PROBLEM TO WORK ON:
Restate the whole listing word for word. Pictures are left out.
# STORED DATA start
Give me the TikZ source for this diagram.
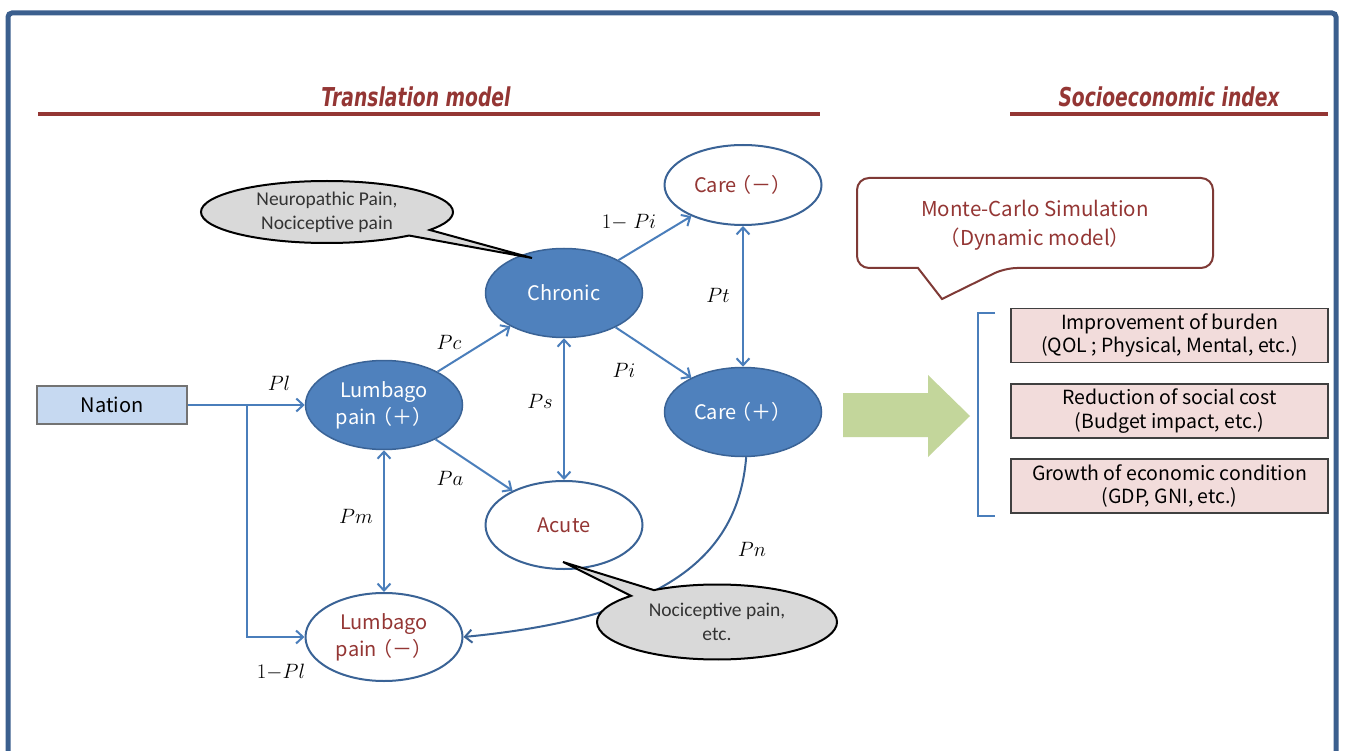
\documentclass[tikz,border=0pt]{standalone}
\usepackage{fontspec}
\setmainfont{Noto Sans CJK JP}
\newfontfamily\calfont{Carlito}
\newfontfamily\titlefont[FakeStretch=0.72]{DejaVu Sans}
\usetikzlibrary{arrows.meta,shapes.geometric,shapes.callouts}
\definecolor{frameblue}{HTML}{3B5F8E}
\definecolor{darkred}{HTML}{943634}
\definecolor{nodeblue}{HTML}{4F81BD}
\definecolor{nodeedge}{HTML}{3A6396}
\definecolor{arrowblue}{HTML}{4A7EBB}
\definecolor{pinkfill}{HTML}{F2DCDB}
\definecolor{greenarrow}{HTML}{C3D69B}
\definecolor{nationfill}{HTML}{C6D9F1}
\definecolor{calloutgray}{HTML}{D9D9D9}
\definecolor{mcred}{HTML}{7F3A36}
\newcommand{\lpar}{\kern-5pt（}
\tikzset{
  fullnode/.style={ellipse, draw=nodeedge, line width=1.5pt, fill=nodeblue, text=white,
    minimum width=157pt, minimum height=89pt, inner sep=0pt, align=center,
    font=\fontsize{20}{27}\selectfont},
  emptynode/.style={ellipse, draw=nodeedge, line width=2pt, fill=white, text=darkred,
    minimum width=157pt, minimum height=88pt, inner sep=0pt, align=center,
    font=\fontsize{20}{27}\selectfont},
  flow/.style={draw=arrowblue, line width=2pt, -{Straight Barb[length=7pt,width=13pt,line width=2pt]}},
  bflow/.style={draw=arrowblue, line width=2pt, {Straight Barb[length=7pt,width=13pt,line width=2pt]}-{Straight Barb[length=7pt,width=13pt,line width=2pt]}},
  plabel/.style={font=\fontsize{20}{24}\selectfont, inner sep=0pt},
  graycallout/.style={ellipse callout, draw=black, line width=2pt, fill=calloutgray,
    inner sep=0pt, align=center, text=black!80, font=\calfont\fontsize{19.5}{24}\selectfont},
  pinkbox/.style={rectangle, draw=black!75, line width=1.5pt, fill=pinkfill,
    minimum width=317pt, minimum height=54pt, inner sep=0pt, align=center,
    font=\fontsize{19.5}{23.5}\selectfont},
  titletext/.style={text=darkred, font=\titlefont\bfseries\itshape\fontsize{26}{30}\selectfont},
  titleline/.style={draw=darkred, line width=3.5pt},
}
\begin{document}
\begin{tikzpicture}[x=1pt,y=-1pt]
\useasboundingbox (0,0) rectangle (1346,751);
\fill[white] (0,0) rectangle (1346,751);
% frame
\draw[frameblue, line width=5pt, rounded corners=4pt] (8,760) -- (8,13) -- (1336,13) -- (1336,760);

% titles
\node[titletext] (t1) at (416,97) {Translation model};
\draw[titleline] (38,114) -- (820,114);
\node[titletext] (t2) at (1169,97) {Socioeconomic index};
\draw[titleline] (1010,114) -- (1328,114);

% nodes
\node[rectangle, draw=black!55, line width=1.5pt, fill=nationfill, minimum width=150pt,
  minimum height=38pt, font=\fontsize{20}{24}\selectfont] (nation) at (112,405) {Nation};
\node[fullnode] (lp) at (384,405) {Lumbago\\pain\lpar＋）};
\node[emptynode] (lm) at (384,637) {Lumbago\\pain\lpar－）};
\node[fullnode] (chronic) at (564,293) {Chronic};
\node[emptynode] (acute) at (564,525) {Acute};
\node[emptynode, minimum height=80pt] (cm) at (743,185) {Care\lpar－）};
\node[fullnode] (cp) at (743,412) {Care\lpar＋）};

% connectors
\coordinate (br) at (247,405);
\draw[flow] (nation.east) -- (lp.west);
\draw[flow] (br) |- (lm.west);
\draw[bflow] (lp) -- (lm);
\draw[flow] (lp) -- (chronic);
\draw[flow] (lp) -- (acute);
\draw[bflow] (chronic) -- (acute);
\draw[flow] (chronic) -- (cm);
\draw[flow] (chronic) -- (cp);
\draw[bflow] (cm) -- (cp);
\draw[flow, draw=nodeedge] (cp.-86) .. controls (738,560) and (660,618) .. (lm.east);

% labels
\node[plabel] (lPl) at (279,383) {$Pl$};
\node[plabel] (l1Pl) at (281,672) {$1{-}Pl$};
\node[plabel] (lPm) at (356,516) {$Pm$};
\node[plabel] (lPc) at (449,342) {$Pc$};
\node[plabel] (lPa) at (450,478) {$Pa$};
\node[plabel] (lPs) at (540,401) {$Ps$};
\node[plabel] (l1Pi) at (629,222) {$1{-}\;Pi$};
\node[plabel] (lPi) at (624,370) {$Pi$};
\node[plabel] (lPt) at (718,295) {$Pt$};
\node[plabel] (lPn) at (752,549) {$Pn$};

% callouts
\node[graycallout, minimum width=252pt, minimum height=62pt,
  callout absolute pointer={(532,258)}, callout pointer arc=14] (c1) at (327,212)
  {Neuropathic Pain,\\Nociceptive pain};
\node[graycallout, minimum width=240pt, minimum height=75pt,
  callout absolute pointer={(563,562)}, callout pointer arc=14] (c2) at (717,622)
  {Nociceptive pain,\\etc.};

% Monte-Carlo callout
\draw[mcred, line width=2pt, fill=white] [rounded corners=12pt] (857,178) -- (1213,178) -- (1213,268)
  -- (1005,268) [sharp corners] -- (942,299) -- (918,268) [rounded corners=12pt] -- (857,268) -- cycle;
\node[text=darkred, align=center, font=\fontsize{20.5}{29}\selectfont] (mc) at (1035,225)
  {Monte-Carlo Simulation\\（Dynamic model）};

% green arrow
\fill[greenarrow] (843,393) -- (928,393) -- (928,375) -- (970,416) -- (928,457) -- (928,437) -- (843,437) -- cycle;

% bracket
\draw[arrowblue, line width=2pt] (995,313) -- (978,313) -- (978,516) -- (995,516);

% result boxes
\node[pinkbox] (b1) at (1169.5,335.5) {Improvement of burden\\(QOL ; Physical, Mental, etc.)};
\node[pinkbox] (b2) at (1169.5,411) {Reduction of social cost\\(Budget impact, etc.)};
\node[pinkbox] (b3) at (1169.5,486) {Growth of economic condition\\(GDP, GNI, etc.)};
\end{tikzpicture}
\end{document}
# STORED DATA end
TASK RESPONSE:
Give me the TikZ source for this diagram.
\documentclass[tikz,border=0pt]{standalone}
\usepackage{fontspec}
\setmainfont{Noto Sans CJK JP}
\newfontfamily\calfont{Carlito}
\newfontfamily\titlefont[FakeStretch=0.72]{DejaVu Sans}
\usetikzlibrary{arrows.meta,shapes.geometric,shapes.callouts}
\definecolor{frameblue}{HTML}{3B5F8E}
\definecolor{darkred}{HTML}{943634}
\definecolor{nodeblue}{HTML}{4F81BD}
\definecolor{nodeedge}{HTML}{3A6396}
\definecolor{arrowblue}{HTML}{4A7EBB}
\definecolor{pinkfill}{HTML}{F2DCDB}
\definecolor{greenarrow}{HTML}{C3D69B}
\definecolor{nationfill}{HTML}{C6D9F1}
\definecolor{calloutgray}{HTML}{D9D9D9}
\definecolor{mcred}{HTML}{7F3A36}
\newcommand{\lpar}{\kern-5pt（}
\tikzset{
  fullnode/.style={ellipse, draw=nodeedge, line width=1.5pt, fill=nodeblue, text=white,
    minimum width=157pt, minimum height=89pt, inner sep=0pt, align=center,
    font=\fontsize{20}{27}\selectfont},
  emptynode/.style={ellipse, draw=nodeedge, line width=2pt, fill=white, text=darkred,
    minimum width=157pt, minimum height=88pt, inner sep=0pt, align=center,
    font=\fontsize{20}{27}\selectfont},
  flow/.style={draw=arrowblue, line width=2pt, -{Straight Barb[length=7pt,width=13pt,line width=2pt]}},
  bflow/.style={draw=arrowblue, line width=2pt, {Straight Barb[length=7pt,width=13pt,line width=2pt]}-{Straight Barb[length=7pt,width=13pt,line width=2pt]}},
  plabel/.style={font=\fontsize{20}{24}\selectfont, inner sep=0pt},
  graycallout/.style={ellipse callout, draw=black, line width=2pt, fill=calloutgray,
    inner sep=0pt, align=center, text=black!80, font=\calfont\fontsize{19.5}{24}\selectfont},
  pinkbox/.style={rectangle, draw=black!75, line width=1.5pt, fill=pinkfill,
    minimum width=317pt, minimum height=54pt, inner sep=0pt, align=center,
    font=\fontsize{19.5}{23.5}\selectfont},
  titletext/.style={text=darkred, font=\titlefont\bfseries\itshape\fontsize{26}{30}\selectfont},
  titleline/.style={draw=darkred, line width=3.5pt},
}
\begin{document}
\begin{tikzpicture}[x=1pt,y=-1pt]
\useasboundingbox (0,0) rectangle (1346,751);
\fill[white] (0,0) rectangle (1346,751);
% frame
\draw[frameblue, line width=5pt, rounded corners=4pt] (8,760) -- (8,13) -- (1336,13) -- (1336,760);

% titles
\node[titletext] (t1) at (416,97) {Translation model};
\draw[titleline] (38,114) -- (820,114);
\node[titletext] (t2) at (1169,97) {Socioeconomic index};
\draw[titleline] (1010,114) -- (1328,114);

% nodes
\node[rectangle, draw=black!55, line width=1.5pt, fill=nationfill, minimum width=150pt,
  minimum height=38pt, font=\fontsize{20}{24}\selectfont] (nation) at (112,405) {Nation};
\node[fullnode] (lp) at (384,405) {Lumbago\\pain\lpar＋）};
\node[emptynode] (lm) at (384,637) {Lumbago\\pain\lpar－）};
\node[fullnode] (chronic) at (564,293) {Chronic};
\node[emptynode] (acute) at (564,525) {Acute};
\node[emptynode, minimum height=80pt] (cm) at (743,185) {Care\lpar－）};
\node[fullnode] (cp) at (743,412) {Care\lpar＋）};

% connectors
\coordinate (br) at (247,405);
\draw[flow] (nation.east) -- (lp.west);
\draw[flow] (br) |- (lm.west);
\draw[bflow] (lp) -- (lm);
\draw[flow] (lp) -- (chronic);
\draw[flow] (lp) -- (acute);
\draw[bflow] (chronic) -- (acute);
\draw[flow] (chronic) -- (cm);
\draw[flow] (chronic) -- (cp);
\draw[bflow] (cm) -- (cp);
\draw[flow, draw=nodeedge] (cp.-86) .. controls (738,560) and (660,618) .. (lm.east);

% labels
\node[plabel] (lPl) at (279,383) {$Pl$};
\node[plabel] (l1Pl) at (281,672) {$1{-}Pl$};
\node[plabel] (lPm) at (356,516) {$Pm$};
\node[plabel] (lPc) at (449,342) {$Pc$};
\node[plabel] (lPa) at (450,478) {$Pa$};
\node[plabel] (lPs) at (540,401) {$Ps$};
\node[plabel] (l1Pi) at (629,222) {$1{-}\;Pi$};
\node[plabel] (lPi) at (624,370) {$Pi$};
\node[plabel] (lPt) at (718,295) {$Pt$};
\node[plabel] (lPn) at (752,549) {$Pn$};

% callouts
\node[graycallout, minimum width=252pt, minimum height=62pt,
  callout absolute pointer={(532,258)}, callout pointer arc=14] (c1) at (327,212)
  {Neuropathic Pain,\\Nociceptive pain};
\node[graycallout, minimum width=240pt, minimum height=75pt,
  callout absolute pointer={(563,562)}, callout pointer arc=14] (c2) at (717,622)
  {Nociceptive pain,\\etc.};

% Monte-Carlo callout
\draw[mcred, line width=2pt, fill=white] [rounded corners=12pt] (857,178) -- (1213,178) -- (1213,268)
  -- (1005,268) [sharp corners] -- (942,299) -- (918,268) [rounded corners=12pt] -- (857,268) -- cycle;
\node[text=darkred, align=center, font=\fontsize{20.5}{29}\selectfont] (mc) at (1035,225)
  {Monte-Carlo Simulation\\（Dynamic model）};

% green arrow
\fill[greenarrow] (843,393) -- (928,393) -- (928,375) -- (970,416) -- (928,457) -- (928,437) -- (843,437) -- cycle;

% bracket
\draw[arrowblue, line width=2pt] (995,313) -- (978,313) -- (978,516) -- (995,516);

% result boxes
\node[pinkbox] (b1) at (1169.5,335.5) {Improvement of burden\\(QOL ; Physical, Mental, etc.)};
\node[pinkbox] (b2) at (1169.5,411) {Reduction of social cost\\(Budget impact, etc.)};
\node[pinkbox] (b3) at (1169.5,486) {Growth of economic condition\\(GDP, GNI, etc.)};
\end{tikzpicture}
\end{document}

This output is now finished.